The architecture of the Palermo cathedral is one of the many visual examples of how Sicily has been conquered by so many groups over the years. Though beautiful, the cathedral is a mix of many different styles, each an effort of the newly powerful group to place their own mark on this land. Throughout the trip, in our visits to both ancient and modern sites, we noticed the way in which the island’s identity has been redefined over the centuries. Earlier that day, during our visit to a prison used during the Spanish Inquisition, we saw the way the prisoners from all different parts of the world wrote prayers and words in different languages on the walls, still preserved. This marriage—co-existence? conflict?—of various cultures perpetuates across Sicily.
Mt. Etna
3/18/19: On our final day in Sicily, we ascended Mt. Etna by bus. The landscape was unlike anything I had seen before, as the hillsides were buried in hardened lava. The volcanic debris makes the area very fertile for plants, allowing them to emerge from the blackened ground. However, the higher up we went, the colder/windier the climate became, so plant life receded. At the lookout point, we climbed up onto the ridge of a small crater (photo taken from there). You can see some patches of snow in the background. It was extremely windy—at times I was worried I would be blown away.
After our brief visit to the cold and windy Etna, we went back down to the city of Catania, which was much more pleasant. One of two major cities on Sicily (the other being Palermo), it was bustling with people. Like Ragusa and Noto, the churches were highly Baroque. Of note, the piazza at the Duomo features a small obelisk with an elephant statue. This architectural decoration definitely recalls a very similar structure outside the Church of Santa Maria sopra Minerva in Rome.
Ancient Syracuse
3/17/18: The final ancient site we visited was Syracuse. While ancients certainly inhabited the island of Ortigia, the settlements nearby on the mainland are much better preserved. At the archaeological site, we saw a large Greek theater (currently under restoration), a quarry, and a later Roman amphitheater. One of the most unusual features of the site is the “ear of Dionysius” (this name was given by the painter Caravaggio in the early 1600s). While it is in the same area as the quarry, the “ear” has a very unusual shape which does not seem appropriate for quarrying. Its formation and use is therefore uncertain. Legend has it that Dionysius, a tyrant of Syracuse in the 5th-4th century BCE, used the cave as a prison. Perhaps more likely is that it was used as a cistern.
Villa Romana del Casale
3/16/18: We left the coast of Sicily and traveled inland to Piazza Armerina for the morning. Located here is Villa Romana del Casale, a 4th century CE house whose floors are covered in elaborate mosaics. The owner of the villa clearly had a ton of money, probably from the island’s agricultural abundance. He commissioned North African and Italian artists to create the mosaics, which depicted everything from mythology to animal life to enormous hunts. One of my favorite rooms shows children racing around a circus on enormous birds. The race course mimics the Circus Maximus in Rome, with an obelisk in the middle of the spina and metae at either end. I find the giant birds (flamingos, geese, and pheasants) very comical.

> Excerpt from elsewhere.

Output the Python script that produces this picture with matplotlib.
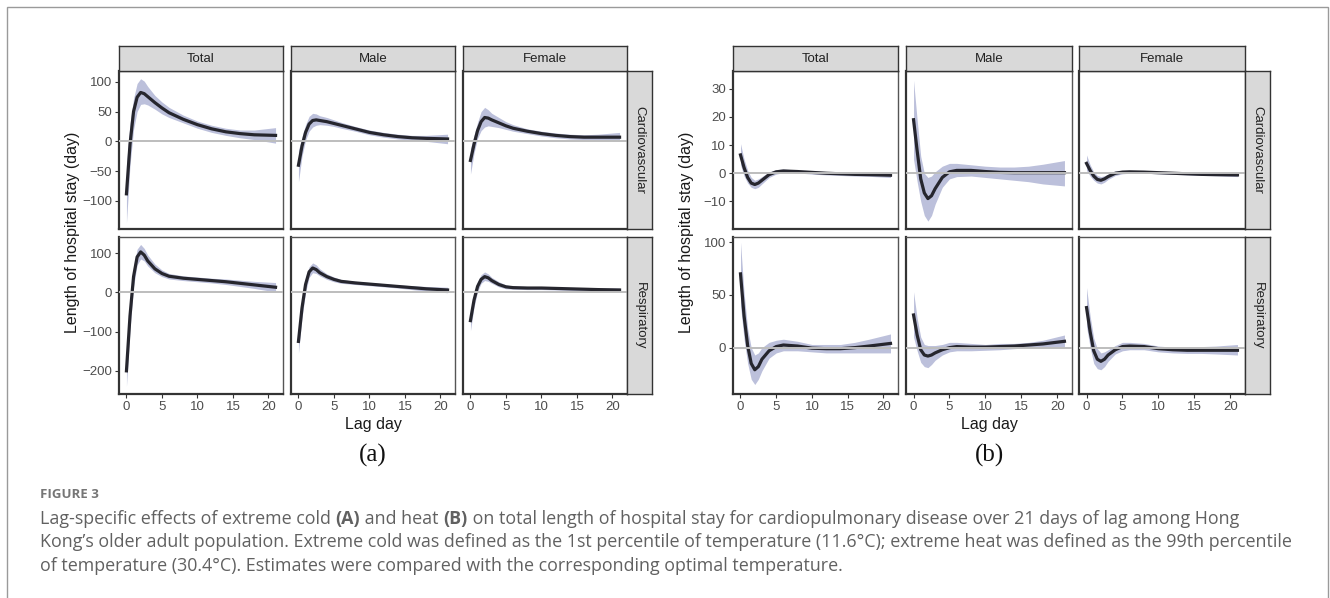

After Piazza Armerina, we stopped in Ragusa and Noto on our journey back to the coast. These towns feature many Baroque elements. I especially liked the color of the buildings in Noto—the local stone is slightly more orange/yellow.

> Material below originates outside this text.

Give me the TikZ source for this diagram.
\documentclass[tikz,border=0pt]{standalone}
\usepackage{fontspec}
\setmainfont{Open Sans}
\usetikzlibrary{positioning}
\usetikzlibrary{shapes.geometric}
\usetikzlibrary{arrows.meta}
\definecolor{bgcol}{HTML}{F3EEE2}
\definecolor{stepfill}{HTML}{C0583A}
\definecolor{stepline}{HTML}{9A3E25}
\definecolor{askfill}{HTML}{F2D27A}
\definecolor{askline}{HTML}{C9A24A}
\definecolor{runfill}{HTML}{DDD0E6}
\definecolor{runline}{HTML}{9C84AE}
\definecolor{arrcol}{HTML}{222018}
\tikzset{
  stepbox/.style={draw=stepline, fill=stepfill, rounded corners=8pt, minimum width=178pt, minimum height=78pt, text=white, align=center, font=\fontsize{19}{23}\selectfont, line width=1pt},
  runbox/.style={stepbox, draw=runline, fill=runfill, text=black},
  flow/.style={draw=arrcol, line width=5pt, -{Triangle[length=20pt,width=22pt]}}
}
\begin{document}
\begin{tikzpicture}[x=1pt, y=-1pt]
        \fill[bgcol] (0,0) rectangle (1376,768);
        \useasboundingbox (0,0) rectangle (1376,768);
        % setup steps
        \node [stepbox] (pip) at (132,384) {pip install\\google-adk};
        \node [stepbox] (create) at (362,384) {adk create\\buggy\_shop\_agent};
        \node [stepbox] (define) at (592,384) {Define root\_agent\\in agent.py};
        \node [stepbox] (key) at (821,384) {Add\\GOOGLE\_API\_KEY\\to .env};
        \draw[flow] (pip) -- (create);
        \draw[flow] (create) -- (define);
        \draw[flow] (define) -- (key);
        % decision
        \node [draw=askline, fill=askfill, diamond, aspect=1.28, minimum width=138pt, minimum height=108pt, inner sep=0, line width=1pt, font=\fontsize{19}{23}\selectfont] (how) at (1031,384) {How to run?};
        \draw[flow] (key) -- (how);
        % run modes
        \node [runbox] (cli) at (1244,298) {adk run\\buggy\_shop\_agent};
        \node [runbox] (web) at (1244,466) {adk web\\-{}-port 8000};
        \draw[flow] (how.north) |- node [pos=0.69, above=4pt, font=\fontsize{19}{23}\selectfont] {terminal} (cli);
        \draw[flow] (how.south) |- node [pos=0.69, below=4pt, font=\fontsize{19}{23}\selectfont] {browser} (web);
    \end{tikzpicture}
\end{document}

Temples at Agrigento and Pirandello
3/15/18: Today, we visited our third consecutive ancient site, the Valley of the Temples at Agrigento. We saw four temples on a ridge overlooking the sea, dedicated to Juno, Concord, Heracles, and Olympian Zeus, respectively. The Temple of Concord (pictured below) is the best preserved, as it was turned into a church in the Middle Ages, and was thus the inspiration for the UNESCO logo. It is a Doric peripteral, hexastyle temple. Like the temples at Selinunte, these structures at Agrigento show the wealth of this ancient city.

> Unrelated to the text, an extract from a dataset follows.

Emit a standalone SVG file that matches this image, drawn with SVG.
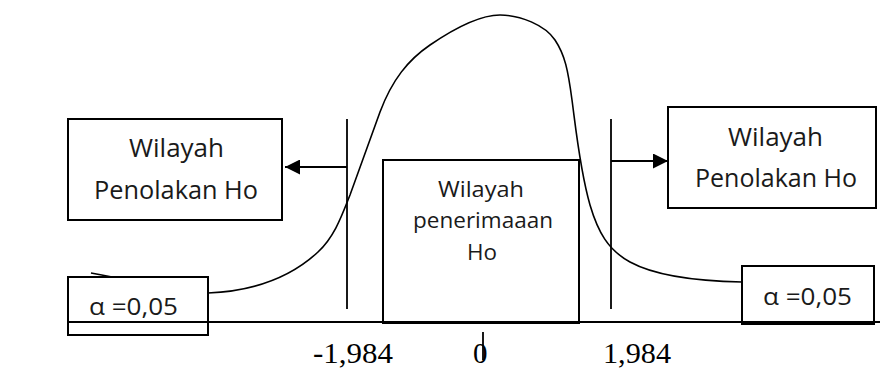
<svg xmlns="http://www.w3.org/2000/svg" width="880" height="370" viewBox="0 0 880 370">
<defs>
<style>
.box{fill:#fff;stroke:#000;stroke-width:2}
.ln{fill:none;stroke:#000;stroke-width:1.8}
.cv{fill:none;stroke:#000;stroke-width:1.6}
.t{font-family:"Open Sans","Noto Sans",sans-serif;fill:#1a1a1a}
.big{font-size:26px}
.mid{font-size:22.5px}
.sm{font-size:23.5px}
.num{font-family:"Liberation Serif","Times New Roman",serif;font-size:29px;fill:#000}
</style>
<marker id="ah" viewBox="0 0 10 10" refX="10" refY="5" markerWidth="15" markerHeight="15" markerUnits="userSpaceOnUse" orient="auto">
<path d="M0,0 L10,5 L0,10 z" fill="#000"/>
</marker>
</defs>
<rect width="880" height="370" fill="#fff"/>
<g id="curve">
<path class="cv" d="M91,273 Q102,275 112,277"/>
<path class="cv" d="M208,293 C255,291 290,278 318,252 C335,236 342,215 350,195 L380,112 C392,80 408,60 430,45 C452,30 480,15 500,15 C520,15 545,25 555,40 C565,55 568,70 572,100 C576,130 580,170 590,205 C598,232 608,250 630,262 C652,274 690,281 742,282"/>
</g>
<g id="left-region">
<rect class="box" x="68" y="119" width="214" height="101"/>
<text class="t big" x="129" y="157" textLength="95" lengthAdjust="spacingAndGlyphs">Wilayah</text>
<text class="t big" x="94" y="199" textLength="164" lengthAdjust="spacingAndGlyphs">Penolakan Ho</text>
</g>
<g id="right-region">
<rect class="box" x="668" y="107" width="208" height="101"/>
<text class="t big" x="728" y="146" textLength="95" lengthAdjust="spacingAndGlyphs">Wilayah</text>
<text class="t big" x="695" y="187" textLength="162" lengthAdjust="spacingAndGlyphs">Penolakan Ho</text>
</g>
<g id="accept-region">
<rect class="box" x="383" y="160" width="196" height="163"/>
<text class="t mid" x="438" y="197" textLength="86" lengthAdjust="spacingAndGlyphs">Wilayah</text>
<text class="t mid" x="413" y="228" textLength="140" lengthAdjust="spacingAndGlyphs">penerimaaan</text>
<text class="t mid" x="467" y="260" textLength="30" lengthAdjust="spacingAndGlyphs">Ho</text>
</g>
<g id="alpha-left">
<rect class="box" x="68" y="277" width="140" height="58"/>
<text class="t sm" x="89" y="315" textLength="89" lengthAdjust="spacingAndGlyphs">α =0,05</text>
</g>
<g id="alpha-right">
<rect class="box" x="742" y="266" width="132" height="58"/>
<text class="t sm" x="763" y="305" textLength="89" lengthAdjust="spacingAndGlyphs">α =0,05</text>
</g>
<g id="connectors">
<line class="ln" x1="68" y1="322" x2="880" y2="322"/>
<line class="ln" x1="347" y1="119" x2="347" y2="309"/>
<line class="ln" x1="611" y1="119" x2="611" y2="309"/>
<line class="ln" x1="483" y1="332" x2="483" y2="360"/>
<line class="ln" x1="347" y1="167" x2="285" y2="167" marker-end="url(#ah)"/>
<line class="ln" x1="611" y1="161" x2="668" y2="161" marker-end="url(#ah)"/>
</g>
<g id="axis-labels">
<text class="num" x="313" y="363" textLength="80" lengthAdjust="spacingAndGlyphs">-1,984</text>
<text class="num" x="473" y="363">0</text>
<text class="num" x="603" y="363" textLength="68" lengthAdjust="spacingAndGlyphs">1,984</text>
</g>
</svg>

After our visit to the ancient site, we went to the home and tomb of the 19th/20th century Italian writer, Luigi Pirandello. His house, which he had lived in since his birth, has since been turned into a museum and is filled with his letters and paintings by his sister. His tomb (below) is located nearby further down a cliff. The story of his burial is quite interesting and very complex, as Pirandello had specific wishes but none were followed. This monument was definitely not what he had intended.